:: Stated task ::
Read through the entries below and return each line with the word "this".
##############################
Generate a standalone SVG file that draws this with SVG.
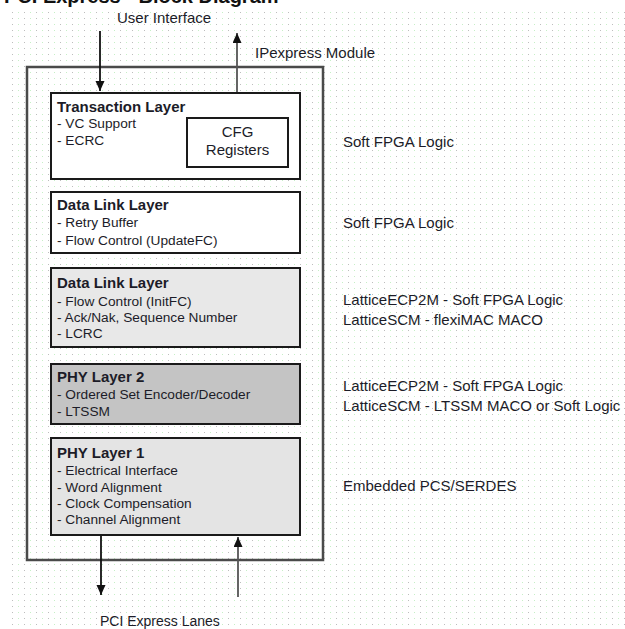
<svg xmlns="http://www.w3.org/2000/svg" width="625" height="629" viewBox="0 0 625 629">
  <defs>
    <pattern id="grid" x="0" y="0" width="12" height="6" patternUnits="userSpaceOnUse">
      <rect x="0" y="0" width="1" height="1" fill="#bdbdbd"/>
      <rect x="6" y="0" width="1" height="1" fill="#c6efc6"/>
    </pattern>
    <marker id="ah" markerUnits="userSpaceOnUse" markerWidth="10" markerHeight="10" refX="10" refY="4.5" orient="auto">
      <path d="M0,0 L10,4.5 L0,9 Z" fill="#111"/>
    </marker>
  </defs>
  <style>
    text { font-family: "Liberation Sans", Arial, sans-serif; fill: #1c1c28; }
    .title { font-size: 20px; font-weight: bold; fill: #111; }
    .lbl { font-size: 15px; }
    .hd { font-size: 15px; font-weight: bold; }
    .it { font-size: 13.7px; }
    .box { stroke: #1a1a1a; stroke-width: 2; }
    .outer { fill: none; stroke: #4a4a4a; stroke-width: 2.5; }
    .arr { fill: none; stroke-width: 1.8; marker-end: url(#ah); }
  </style>
  <rect width="625" height="629" fill="#ffffff"/>
  <rect x="10" y="12" width="615" height="617" fill="url(#grid)"/>
  <text class="title" x="4" y="3">PCI Express - Block Diagram</text>

  <g id="outer-module">
    <rect class="outer" x="27" y="67" width="296" height="493"/>
  </g>

  <g id="transaction-layer">
    <rect class="box" x="51" y="93" width="249" height="86" fill="#ffffff"/>
    <text class="hd" x="57" y="112">Transaction Layer</text>
    <text class="it" x="57" y="128">- VC Support</text>
    <text class="it" x="57" y="145">- ECRC</text>
  </g>
  <g id="cfg-registers">
    <rect class="box" x="187" y="118" width="101" height="49" fill="#ffffff"/>
    <text class="lbl" x="237.5" y="137" text-anchor="middle">CFG</text>
    <text class="lbl" x="237.5" y="155" text-anchor="middle">Registers</text>
  </g>

  <g id="data-link-layer-1">
    <rect class="box" x="51" y="192" width="249" height="61" fill="#ffffff"/>
    <text class="hd" x="57" y="210">Data Link Layer</text>
    <text class="it" x="57" y="227">- Retry Buffer</text>
    <text class="it" x="57" y="245">- Flow Control (UpdateFC)</text>
  </g>

  <g id="data-link-layer-2">
    <rect class="box" x="51" y="268" width="249" height="79" fill="#e8e8e8"/>
    <text class="hd" x="57" y="288">Data Link Layer</text>
    <text class="it" x="57" y="306">- Flow Control (InitFC)</text>
    <text class="it" x="57" y="322">- Ack/Nak, Sequence Number</text>
    <text class="it" x="57" y="338">- LCRC</text>
  </g>

  <g id="phy-layer-2">
    <rect class="box" x="51" y="364" width="249" height="60" fill="#c4c4c4"/>
    <text class="hd" x="57" y="382">PHY Layer 2</text>
    <text class="it" x="57" y="399">- Ordered Set Encoder/Decoder</text>
    <text class="it" x="57" y="416">- LTSSM</text>
  </g>

  <g id="phy-layer-1">
    <rect class="box" x="51" y="438" width="249" height="97" fill="#e4e4e4"/>
    <text class="hd" x="57" y="458">PHY Layer 1</text>
    <text class="it" x="57" y="475">- Electrical Interface</text>
    <text class="it" x="57" y="492">- Word Alignment</text>
    <text class="it" x="57" y="508">- Clock Compensation</text>
    <text class="it" x="57" y="524">- Channel Alignment</text>
  </g>

  <g id="labels">
    <text class="lbl" x="117" y="23">User Interface</text>
    <text class="lbl" x="255" y="58">IPexpress Module</text>
    <text class="lbl" x="343" y="147">Soft FPGA Logic</text>
    <text class="lbl" x="343" y="228">Soft FPGA Logic</text>
    <text class="lbl" x="343" y="305">LatticeECP2M - Soft FPGA Logic</text>
    <text class="lbl" x="343" y="325">LatticeSCM - flexiMAC MACO</text>
    <text class="lbl" x="343" y="391">LatticeECP2M - Soft FPGA Logic</text>
    <text class="lbl" x="343" y="411">LatticeSCM - LTSSM MACO or Soft Logic</text>
    <text class="lbl" x="343" y="491">Embedded PCS/SERDES</text>
    <text class="lbl" x="100" y="626" style="font-size:14px">PCI Express Lanes</text>
  </g>

  <g id="connectors">
    <line class="arr" x1="100" y1="31" x2="100" y2="91" stroke="#111"/>
    <line class="arr" x1="237" y1="92" x2="237" y2="33" stroke="#555"/>
    <line class="arr" x1="101" y1="536" x2="101" y2="595" stroke="#111"/>
    <line class="arr" x1="238" y1="597" x2="238" y2="537" stroke="#555"/>
  </g>
</svg>
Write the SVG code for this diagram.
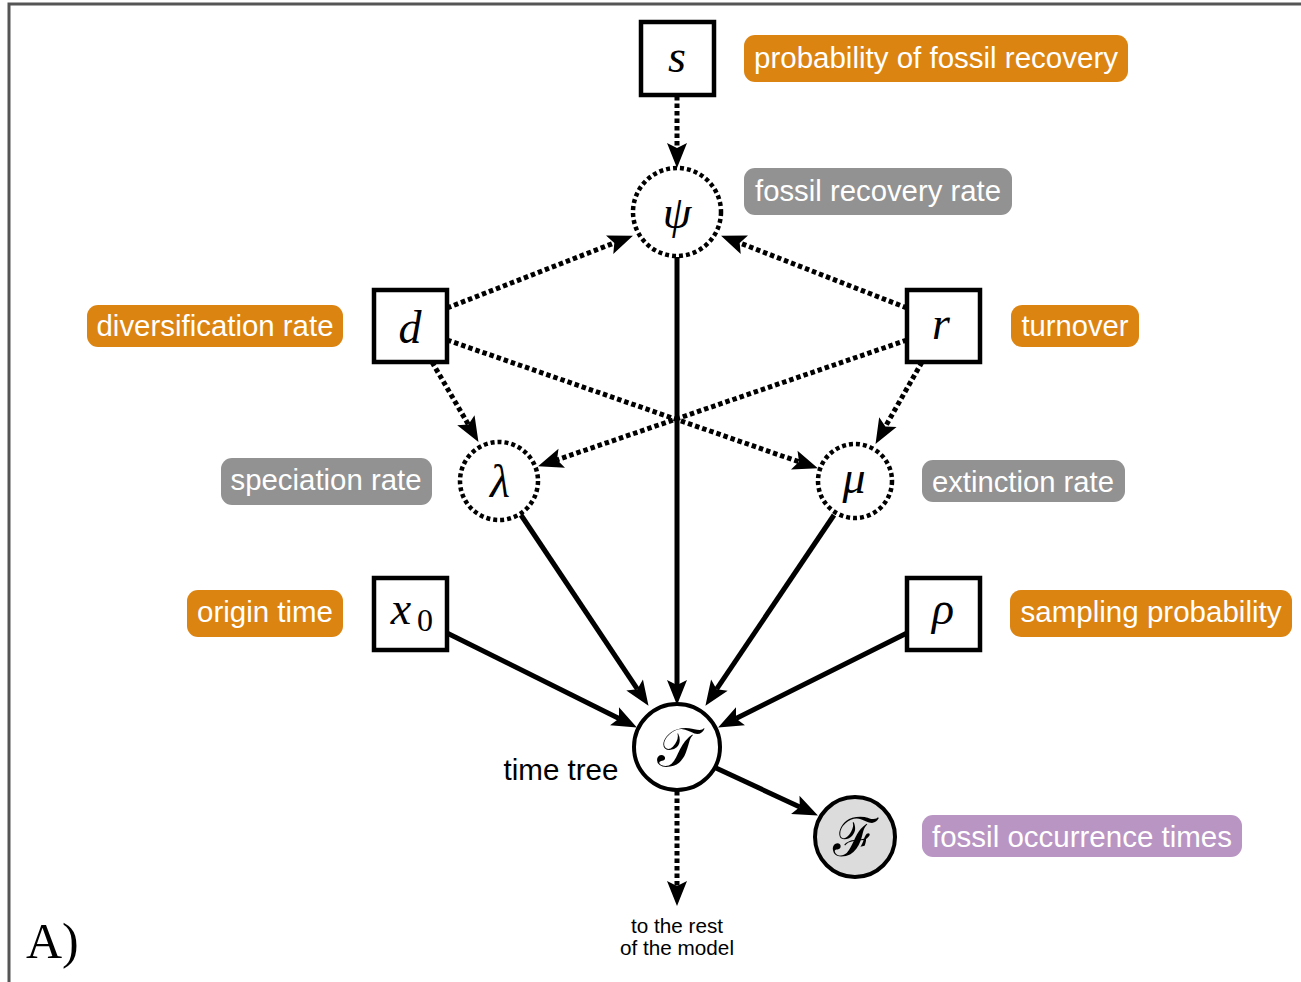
<svg xmlns="http://www.w3.org/2000/svg" width="1301" height="982" viewBox="0 0 1301 982">
<defs>
<marker id="ah" markerUnits="userSpaceOnUse" markerWidth="26" markerHeight="22" viewBox="0 -11 26 22" refX="5" refY="0" orient="auto" overflow="visible">
<path d="M0,-10 L25,0 L0,10 L5,0 z" fill="#000"/>
</marker>
</defs>
<style>
.frame{fill:none;stroke:#555;stroke-width:3}
.box{fill:#fff;stroke:#000;stroke-width:4.5}
.dcirc{fill:#fff;stroke:#000;stroke-width:4.5;stroke-dasharray:4 3}
.scirc{fill:#fff;stroke:#000;stroke-width:4}
.math{font-family:"Liberation Serif","DejaVu Serif",serif;font-style:italic;font-size:46px;text-anchor:middle;fill:#000}
.cal{font-family:"DejaVu Serif",serif;font-size:54px;text-anchor:middle;fill:#000}
.lbl{font-family:"Liberation Sans",Arial,sans-serif;font-size:29px;fill:#fff;text-anchor:middle}
.or{fill:#DC8412}
.gr{fill:#929292}
.pu{fill:#B995C4}
.solid{fill:none;stroke:#000;stroke-width:5;marker-end:url(#ah)}
.dot{fill:none;stroke:#000;stroke-width:5;stroke-dasharray:4.5 3;marker-end:url(#ah)}
.plain{font-family:"Liberation Sans",Arial,sans-serif;fill:#000;text-anchor:middle}
</style>
<rect width="1301" height="982" fill="#fff"/>
<path class="frame" d="M9,982 L9,4 L1301,4"/>

<g id="connectors">
<line class="dot" x1="677" y1="96" x2="677" y2="148"/>
<line class="dot" x1="447" y1="308" x2="614.3" y2="242.9"/>
<line class="dot" x1="907" y1="308" x2="739.7" y2="242.9"/>
<line class="dot" x1="447" y1="340" x2="799" y2="461.8"/>
<line class="dot" x1="907" y1="340" x2="557" y2="459.8"/>
<line class="dot" x1="432" y1="362" x2="468.4" y2="424.6"/>
<line class="dot" x1="922" y1="362" x2="885.4" y2="426.5"/>
<line class="solid" x1="677" y1="257" x2="677" y2="685"/>
<line class="solid" x1="521" y1="515" x2="637.4" y2="689.2"/>
<line class="solid" x1="834" y1="515" x2="716.6" y2="689.2"/>
<line class="solid" x1="447" y1="633" x2="619" y2="718.5"/>
<line class="solid" x1="907" y1="633" x2="736" y2="718.5"/>
<line class="solid" x1="716" y1="768" x2="799.8" y2="807"/>
<line class="dot" x1="677" y1="791" x2="677" y2="886"/>
</g>

<g id="node-s">
<rect class="box" x="641" y="22" width="73" height="73"/>
<text class="math" x="677" y="72">s</text>
</g>
<g id="label-s">
<rect class="or" x="744" y="35" width="384" height="47" rx="11"/>
<text class="lbl" x="936" y="68" textLength="364" lengthAdjust="spacingAndGlyphs">probability of fossil recovery</text>
</g>

<g id="node-psi">
<circle class="dcirc" cx="677" cy="212" r="44"/>
<text class="math" x="677" y="228">ψ</text>
</g>
<g id="label-psi">
<rect class="gr" x="744" y="168" width="268" height="47" rx="11"/>
<text class="lbl" x="878" y="201" textLength="246" lengthAdjust="spacingAndGlyphs">fossil recovery rate</text>
</g>

<g id="node-d">
<rect class="box" x="374" y="290" width="73" height="72"/>
<text class="math" x="410" y="343">d</text>
</g>
<g id="label-d">
<rect class="or" x="87" y="305" width="256" height="42" rx="11"/>
<text class="lbl" x="215" y="336" textLength="237" lengthAdjust="spacingAndGlyphs">diversification rate</text>
</g>

<g id="node-r">
<rect class="box" x="907" y="290" width="73" height="72"/>
<text class="math" x="941" y="339">r</text>
</g>
<g id="label-r">
<rect class="or" x="1011" y="305" width="128" height="42" rx="11"/>
<text class="lbl" x="1075" y="336" textLength="107" lengthAdjust="spacingAndGlyphs">turnover</text>
</g>

<g id="node-lambda">
<circle class="dcirc" cx="499" cy="481" r="39"/>
<text class="math" x="500" y="497">λ</text>
</g>
<g id="label-lambda">
<rect class="gr" x="221" y="458" width="211" height="47" rx="11"/>
<text class="lbl" x="326" y="490" textLength="191" lengthAdjust="spacingAndGlyphs">speciation rate</text>
</g>

<g id="node-mu">
<circle class="dcirc" cx="855" cy="481" r="37"/>
<text class="math" x="854" y="493">μ</text>
</g>
<g id="label-mu">
<rect class="gr" x="922" y="460" width="203" height="42" rx="11"/>
<text class="lbl" x="1023" y="492" textLength="182" lengthAdjust="spacingAndGlyphs">extinction rate</text>
</g>

<g id="node-x0">
<rect class="box" x="374" y="578" width="73" height="72"/>
<text class="math" x="401" y="624">x</text>
<text x="425" y="631" style="font-family:'Liberation Serif',serif;font-size:32px;text-anchor:middle">0</text>
</g>
<g id="label-x0">
<rect class="or" x="187" y="590" width="156" height="47" rx="11"/>
<text class="lbl" x="265" y="622" textLength="136" lengthAdjust="spacingAndGlyphs">origin time</text>
</g>

<g id="node-rho">
<rect class="box" x="907" y="578" width="73" height="72"/>
<text class="math" x="943" y="624">ρ</text>
</g>
<g id="label-rho">
<rect class="or" x="1010" y="590" width="282" height="47" rx="11"/>
<text class="lbl" x="1151" y="622" textLength="261" lengthAdjust="spacingAndGlyphs">sampling probability</text>
</g>

<g id="node-tau">
<circle class="scirc" cx="677" cy="747" r="43"/>
<text class="cal" x="677" y="766">𝒯</text>
<text class="plain" x="561" y="780" style="font-size:29px" textLength="115" lengthAdjust="spacingAndGlyphs">time tree</text>
</g>

<g id="node-F">
<circle class="scirc" cx="855" cy="837" r="40" style="fill:#dcdcdc"/>
<text class="cal" x="855" y="856">ℱ</text>
</g>
<g id="label-F">
<rect class="pu" x="922" y="815" width="320" height="42" rx="11"/>
<text class="lbl" x="1082" y="847" textLength="300" lengthAdjust="spacingAndGlyphs">fossil occurrence times</text>
</g>

<g id="rest">
<text class="plain" x="677" y="933" style="font-size:20px" textLength="92" lengthAdjust="spacingAndGlyphs">to the rest</text>
<text class="plain" x="677" y="955" style="font-size:20px" textLength="114" lengthAdjust="spacingAndGlyphs">of the model</text>
</g>

<text x="26" y="958" style="font-family:'Liberation Serif',serif;font-size:50px;fill:#000">A)</text>
</svg>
##############################
:: Task output ::
Generate a standalone SVG file that draws this with SVG.
Write the SVG code for this diagram.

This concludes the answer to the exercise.